▸ EXERCISE REQUIREMENTS
Report only the number of lines in this material that include "chart".

▸ MATERIAL
# # #
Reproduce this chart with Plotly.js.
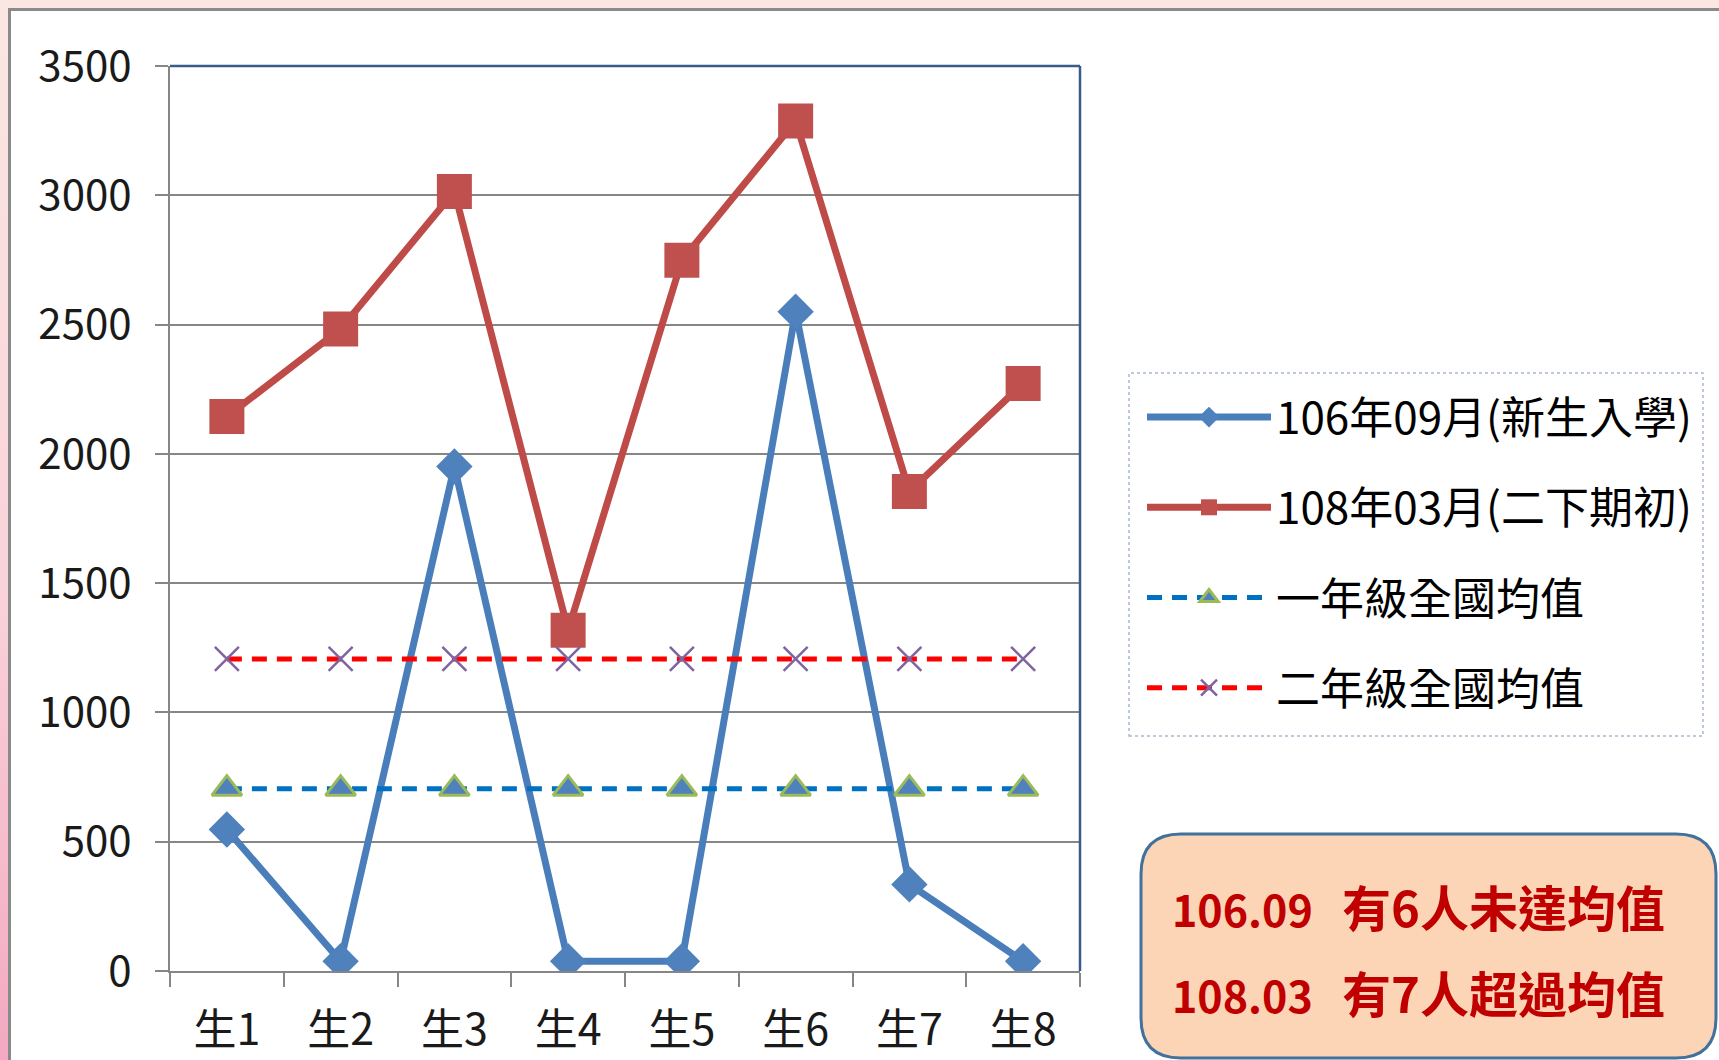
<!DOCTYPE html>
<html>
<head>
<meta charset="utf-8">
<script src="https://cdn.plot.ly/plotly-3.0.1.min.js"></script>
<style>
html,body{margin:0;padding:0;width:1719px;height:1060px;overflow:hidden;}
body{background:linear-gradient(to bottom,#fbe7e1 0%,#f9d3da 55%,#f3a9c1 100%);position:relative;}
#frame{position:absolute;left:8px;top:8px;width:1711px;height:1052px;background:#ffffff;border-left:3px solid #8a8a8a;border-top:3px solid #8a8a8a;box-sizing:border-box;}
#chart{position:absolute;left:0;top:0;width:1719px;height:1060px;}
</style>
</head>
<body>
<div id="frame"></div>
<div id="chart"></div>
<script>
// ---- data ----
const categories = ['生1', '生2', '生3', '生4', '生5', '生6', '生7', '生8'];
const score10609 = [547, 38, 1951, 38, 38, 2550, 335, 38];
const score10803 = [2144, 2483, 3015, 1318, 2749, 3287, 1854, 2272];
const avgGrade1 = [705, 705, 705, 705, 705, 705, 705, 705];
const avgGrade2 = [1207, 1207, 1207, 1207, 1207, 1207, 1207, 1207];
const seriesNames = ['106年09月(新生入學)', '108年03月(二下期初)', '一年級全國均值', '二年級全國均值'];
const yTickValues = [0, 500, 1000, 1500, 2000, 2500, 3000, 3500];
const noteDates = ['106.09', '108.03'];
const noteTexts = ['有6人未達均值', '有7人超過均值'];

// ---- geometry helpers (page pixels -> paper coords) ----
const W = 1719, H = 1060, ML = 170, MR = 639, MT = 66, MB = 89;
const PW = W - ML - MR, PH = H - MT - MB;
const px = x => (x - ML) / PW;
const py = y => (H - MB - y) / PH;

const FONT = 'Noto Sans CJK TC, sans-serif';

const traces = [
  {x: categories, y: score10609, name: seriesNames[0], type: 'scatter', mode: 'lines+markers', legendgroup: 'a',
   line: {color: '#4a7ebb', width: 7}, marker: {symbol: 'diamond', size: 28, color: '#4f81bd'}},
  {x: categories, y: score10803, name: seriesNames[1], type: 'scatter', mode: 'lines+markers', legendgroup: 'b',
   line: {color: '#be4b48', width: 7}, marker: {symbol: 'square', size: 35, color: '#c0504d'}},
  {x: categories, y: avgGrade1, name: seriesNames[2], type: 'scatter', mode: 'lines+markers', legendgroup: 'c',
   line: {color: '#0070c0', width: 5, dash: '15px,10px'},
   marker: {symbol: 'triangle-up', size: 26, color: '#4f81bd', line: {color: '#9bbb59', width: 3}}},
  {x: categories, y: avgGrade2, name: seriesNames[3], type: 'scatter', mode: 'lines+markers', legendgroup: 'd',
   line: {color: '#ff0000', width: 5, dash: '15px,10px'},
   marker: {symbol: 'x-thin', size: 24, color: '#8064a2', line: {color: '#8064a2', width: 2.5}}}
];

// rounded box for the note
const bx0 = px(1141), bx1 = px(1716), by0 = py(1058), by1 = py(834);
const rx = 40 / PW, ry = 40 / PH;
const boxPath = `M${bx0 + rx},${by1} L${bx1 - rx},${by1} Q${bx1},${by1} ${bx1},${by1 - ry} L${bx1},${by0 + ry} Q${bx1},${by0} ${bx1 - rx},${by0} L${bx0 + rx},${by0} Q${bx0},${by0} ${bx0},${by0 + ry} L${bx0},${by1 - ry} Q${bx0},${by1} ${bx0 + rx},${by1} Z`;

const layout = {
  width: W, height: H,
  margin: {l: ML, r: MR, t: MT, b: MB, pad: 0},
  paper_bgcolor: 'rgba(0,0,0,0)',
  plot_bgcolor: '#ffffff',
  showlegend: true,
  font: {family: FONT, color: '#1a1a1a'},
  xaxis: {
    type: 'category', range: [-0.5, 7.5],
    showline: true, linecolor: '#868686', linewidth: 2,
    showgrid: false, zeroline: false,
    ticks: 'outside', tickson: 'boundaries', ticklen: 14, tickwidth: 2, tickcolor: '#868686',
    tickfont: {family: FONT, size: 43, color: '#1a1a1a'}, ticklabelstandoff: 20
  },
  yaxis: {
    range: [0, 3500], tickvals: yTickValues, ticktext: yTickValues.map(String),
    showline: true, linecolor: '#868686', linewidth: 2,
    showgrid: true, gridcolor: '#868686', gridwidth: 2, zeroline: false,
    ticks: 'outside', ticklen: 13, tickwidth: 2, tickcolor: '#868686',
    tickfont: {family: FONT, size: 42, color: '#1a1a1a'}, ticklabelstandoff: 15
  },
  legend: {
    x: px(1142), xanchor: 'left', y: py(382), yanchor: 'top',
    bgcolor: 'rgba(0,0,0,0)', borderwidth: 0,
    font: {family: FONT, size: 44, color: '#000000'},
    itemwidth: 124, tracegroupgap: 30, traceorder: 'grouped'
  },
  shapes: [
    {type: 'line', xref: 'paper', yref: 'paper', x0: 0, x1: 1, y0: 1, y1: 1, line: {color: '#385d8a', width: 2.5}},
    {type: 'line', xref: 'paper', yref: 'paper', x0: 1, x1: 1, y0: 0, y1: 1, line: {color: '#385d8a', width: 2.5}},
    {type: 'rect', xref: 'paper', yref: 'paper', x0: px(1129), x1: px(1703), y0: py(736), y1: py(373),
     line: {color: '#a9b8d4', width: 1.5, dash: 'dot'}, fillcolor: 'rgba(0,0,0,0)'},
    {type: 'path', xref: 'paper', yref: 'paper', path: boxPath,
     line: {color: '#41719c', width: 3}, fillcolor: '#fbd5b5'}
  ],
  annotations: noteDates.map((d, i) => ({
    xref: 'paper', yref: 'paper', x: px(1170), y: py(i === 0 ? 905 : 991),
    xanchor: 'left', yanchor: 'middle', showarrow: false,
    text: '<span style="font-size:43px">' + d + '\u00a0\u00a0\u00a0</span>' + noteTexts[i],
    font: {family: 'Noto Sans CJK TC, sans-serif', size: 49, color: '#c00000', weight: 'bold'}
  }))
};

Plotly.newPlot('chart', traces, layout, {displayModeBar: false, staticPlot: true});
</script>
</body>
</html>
# # #
▸ TASK RESULT
4